Co-Working Spaces Are Back. And There Are Many, Many Options.

Bea Arthur, a mental health counselor, joined The Wing four years ago and recently returned. “I’m a tough girl, I was like ‘nuh uh,’ all the pink,” Ms. Arthur said of her initial hesitation to become a member. “But they nailed the vibe. There’s a lot of diversity. I’m very glad it’s back.” Her biggest surprise upon return? More men working there.

The Wing is dedicated to an “expanded culture code,” Ms. Kasan said.

Plenty of New Yorkers would rather not be bothered with workplace culture at all. “There’s no better gift than being left alone,” said Matt Gallagher, a writer. Labyrinthe, in Williamsburg, has people like Mr. Gallagher in mind. The founder, Lyon Aung, and his partners, all recent college graduates with start-up aspirations, found that trying to work together in cafes was not sustainable. They also “didn’t vibe well,” Mr. Aung said, with more commercial co-working spaces like WeWork. The trio came up with the idea of individual pods, unlocked and rentable by the hour through users’ smartphones.

Mr. Gallagher discovered Labyrinthe last fall, when he had reached his wit’s end working at home with two children and a spouse teaching elementary school remotely. “Having a pseudo office to go to at hours of my choosing has been fantastic for my work-life balance,” he said after a morning shift in the pod, followed by lunch and family time. “I need the space to exit the real world, just disappear into my head and disappear into whatever’s happening between me and the Word document.”

Earlier in the pandemic, hotels offered workday rentals, while many New Yorkers came up with office alternatives that were anywhere but home. Restaurants, too, started to latch on to the concept.
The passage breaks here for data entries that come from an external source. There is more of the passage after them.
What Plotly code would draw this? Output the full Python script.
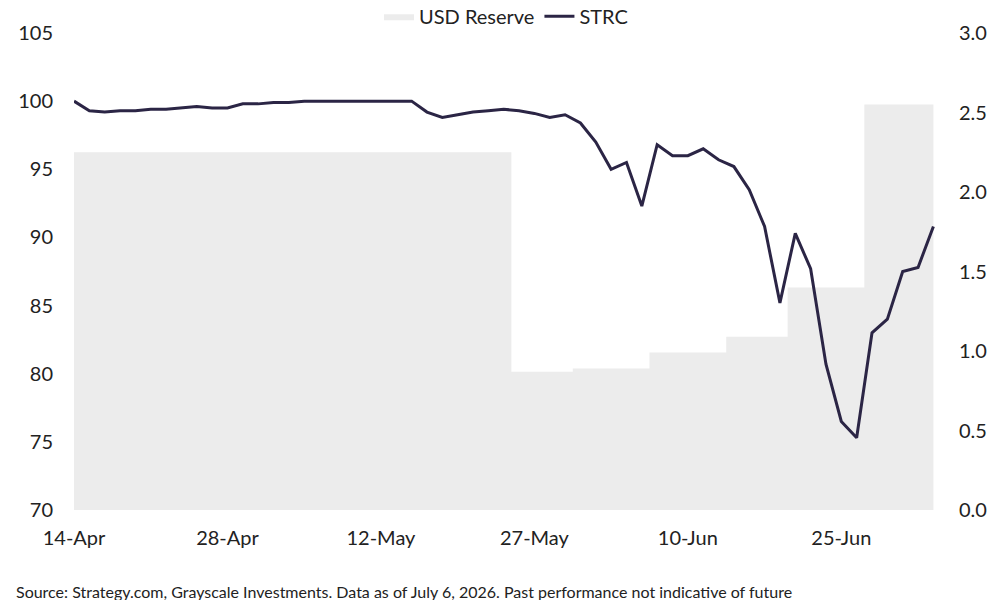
import pandas as pd
import plotly.graph_objects as go

holidays = ["2026-05-25", "2026-06-19", "2026-07-03"]
dates = [d for d in pd.bdate_range("2026-04-14", "2026-07-06") if d.strftime("%Y-%m-%d") not in holidays]
day_idx = list(range(len(dates)))

strc = [100.0, 99.3, 99.2, 99.3, 99.3, 99.4, 99.4, 99.5, 99.6, 99.5,
        99.5, 99.8, 99.8, 99.9, 99.9, 100.0, 100.0, 100.0, 100.0, 100.0,
        100.0, 100.0, 100.0, 99.2, 98.8, 99.0, 99.2, 99.3, 99.4, 99.3,
        99.1, 98.8, 99.0, 98.4, 97.0, 95.0, 95.5, 92.3, 96.8, 96.0,
        96.0, 96.5, 95.7, 95.2, 93.5, 90.8, 85.2, 90.3, 87.7, 80.7,
        76.5, 75.3, 83.0, 84.0, 87.5, 87.8, 90.8]

usd_reserve = [2.25] * 29 + [0.87] * 4 + [0.89] * 5 + [0.99] * 5 + [1.09] * 4 + [1.40] * 5 + [2.55] * 5

tick_idx = [0, 10, 20, 30, 40, 50]
tick_text = [dates[i].strftime("%-d-%b") for i in tick_idx]

font = "Lato, Inter, sans-serif"

fig = go.Figure()
fig.add_trace(go.Scatter(
    x=day_idx, y=usd_reserve, name="USD Reserve", yaxis="y",
    mode="lines", line=dict(width=0, shape="hvh", color="#ececec"),
    fill="tozeroy", fillcolor="#ececec",
))
fig.add_trace(go.Scatter(
    x=day_idx, y=strc, name="STRC", mode="lines", yaxis="y2",
    line=dict(color="#2b2545", width=3),
))

fig.update_layout(
    width=1000, height=600,
    margin=dict(l=66, r=70, t=25, b=98, autoexpand=False),
    plot_bgcolor="white", paper_bgcolor="white",
    font=dict(family=font, size=20, color="#222222"),
    showlegend=True,
    legend=dict(orientation="h", x=0.5, xanchor="center", y=1.035,
                yanchor="middle", font=dict(size=20), traceorder="normal"),
    xaxis=dict(range=[0, 56.3], tickvals=tick_idx, ticktext=tick_text, automargin=False,
               showgrid=False, zeroline=False, showline=False,
               ticks="outside", ticklen=10, tickcolor="rgba(0,0,0,0)"),
    yaxis=dict(range=[0, 3.0], dtick=0.5, tickformat=".1f", side="right", automargin=False,
               showgrid=False, zeroline=False, ticklabelstandoff=20),
    yaxis2=dict(range=[70, 105], dtick=5, overlaying="y", side="left", automargin=False,
                showgrid=False, zeroline=False, showline=False, ticklabelstandoff=20),
    annotations=[dict(
        text="Source: Strategy.com, Grayscale Investments. Data as of July 6, 2026. Past performance not indicative of future",
        xref="paper", yref="paper", x=-0.07, y=-0.17, xanchor="left", yanchor="middle",
        showarrow=False, font=dict(size=16),
    )],
)

fig.write_html("out.html")
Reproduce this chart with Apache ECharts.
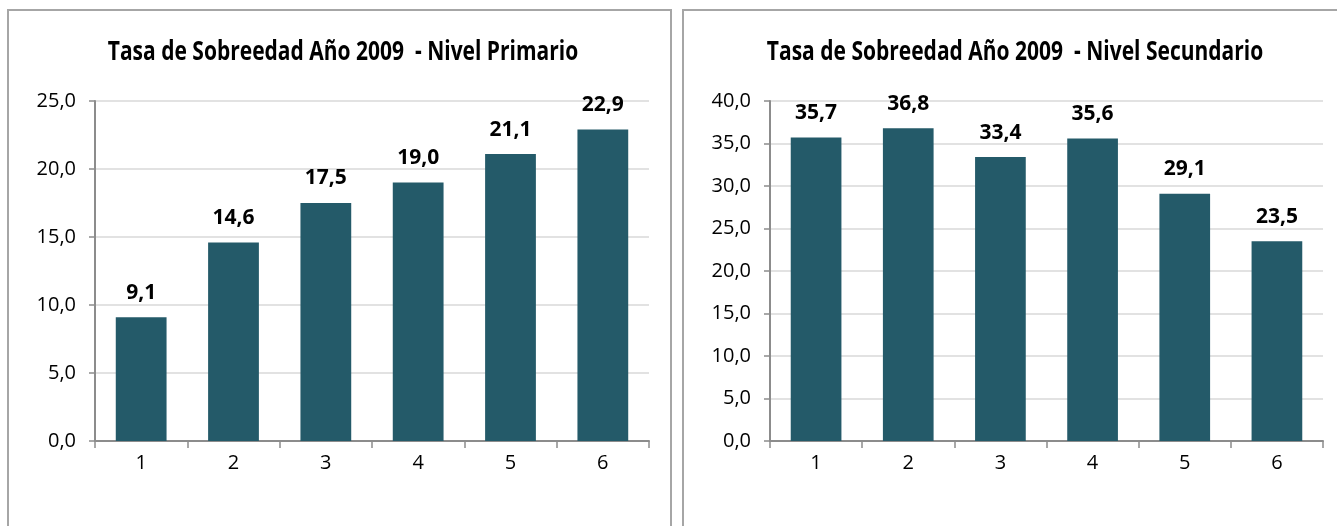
<!DOCTYPE html>
<html>
<head>
<meta charset="utf-8">
<script src="https://cdn.jsdelivr.net/npm/echarts@6/dist/echarts.min.js"></script>
<style>
  html, body { margin: 0; padding: 0; background: #fff; }
  #chart { width: 1337px; height: 526px; }
</style>
</head>
<body>
<div id="chart"></div>
<script>
// datos
const grados = ['1', '2', '3', '4', '5', '6'];
const primario = [9.1, 14.6, 17.5, 19.0, 21.1, 22.9];
const secundario = [35.7, 36.8, 33.4, 35.6, 29.1, 23.5];
const tituloPrimario = 'Tasa de Sobreedad Año 2009  - Nivel Primario';
const tituloSecundario = 'Tasa de Sobreedad Año 2009  - Nivel Secundario';

const fuente = '"Open Sans", sans-serif';
const azul = '#245a69';
const coma = v => v.toFixed(1).replace('.', ',');

const mychart = echarts.init(document.getElementById('chart'));

function ejeX(gridIndex) {
  return {
    type: 'category',
    gridIndex: gridIndex,
    data: grados,
    axisLine: { lineStyle: { color: '#8c8c8c', width: 2 } },
    axisTick: { show: true, length: 7, lineStyle: { color: '#8c8c8c', width: 1.5 } },
    axisLabel: { color: '#000', fontFamily: fuente, fontSize: 20, margin: 12 }
  };
}

function ejeY(gridIndex, max) {
  return {
    type: 'value',
    gridIndex: gridIndex,
    min: 0,
    max: max,
    interval: 5,
    axisLine: { show: true, lineStyle: { color: '#8c8c8c', width: 2 } },
    axisTick: { show: true, length: 6, lineStyle: { color: '#8c8c8c', width: 1.5 } },
    splitLine: { lineStyle: { color: '#d9d9d9', width: 1.5 } },
    axisLabel: { color: '#000', fontFamily: fuente, fontSize: 20, margin: 19, formatter: coma }
  };
}

function serie(idx, datos) {
  return {
    type: 'bar',
    xAxisIndex: idx,
    yAxisIndex: idx,
    data: datos,
    barWidth: '55%',
    itemStyle: { color: azul },
    label: {
      show: true,
      position: 'top',
      distance: 14,
      color: '#000',
      fontFamily: fuente,
      fontSize: 21,
      fontWeight: 'bold',
      formatter: p => coma(p.value)
    }
  };
}

// titulo: texto algo estirado en vertical como en el original
function titulo(texto, x) {
  return {
    type: 'text', x: x, y: 52, scaleY: 1.3,
    style: { text: texto, textAlign: 'center', textVerticalAlign: 'middle',
             font: 'bold 21px ' + fuente, fill: '#000' }
  };
}

mychart.setOption({
  animation: false,
  grid: [
    { left: 95, top: 101, width: 554, height: 340 },
    { left: 770, top: 101, width: 553, height: 340 }
  ],
  xAxis: [ejeX(0), ejeX(1)],
  yAxis: [ejeY(0, 25), ejeY(1, 40)],
  series: [serie(0, primario), serie(1, secundario)],
  graphic: [
    { type: 'rect', shape: { x: 8, y: 10, width: 663, height: 540 },
      style: { fill: 'none', stroke: '#a6a6a6', lineWidth: 2 } },
    { type: 'rect', shape: { x: 683, y: 10, width: 680, height: 540 },
      style: { fill: 'none', stroke: '#a6a6a6', lineWidth: 2 } },
    titulo(tituloPrimario, 343),
    titulo(tituloSecundario, 1015)
  ]
});
</script>
</body>
</html>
Last fall, the restaurateur Moshe Schulman started Work From Kindred, inviting people to use his East Village restaurant’s Wi-Fi, coffee, outlets and bathroom (for $25 a day) on weekdays from 9 to 5. Hundreds of New Yorkers took him up on his offer, he said, many returning two or three times a week. The program went on hiatus for the winter, resuming in May with the introduction of an outdoor extension. One team meeting there recently used plastic safety barriers as an impromptu drawing board to post sticky notes with marketing ideas. In a strange twist, co-working “regulars” reserve their spots using the restaurant reservation service Resy.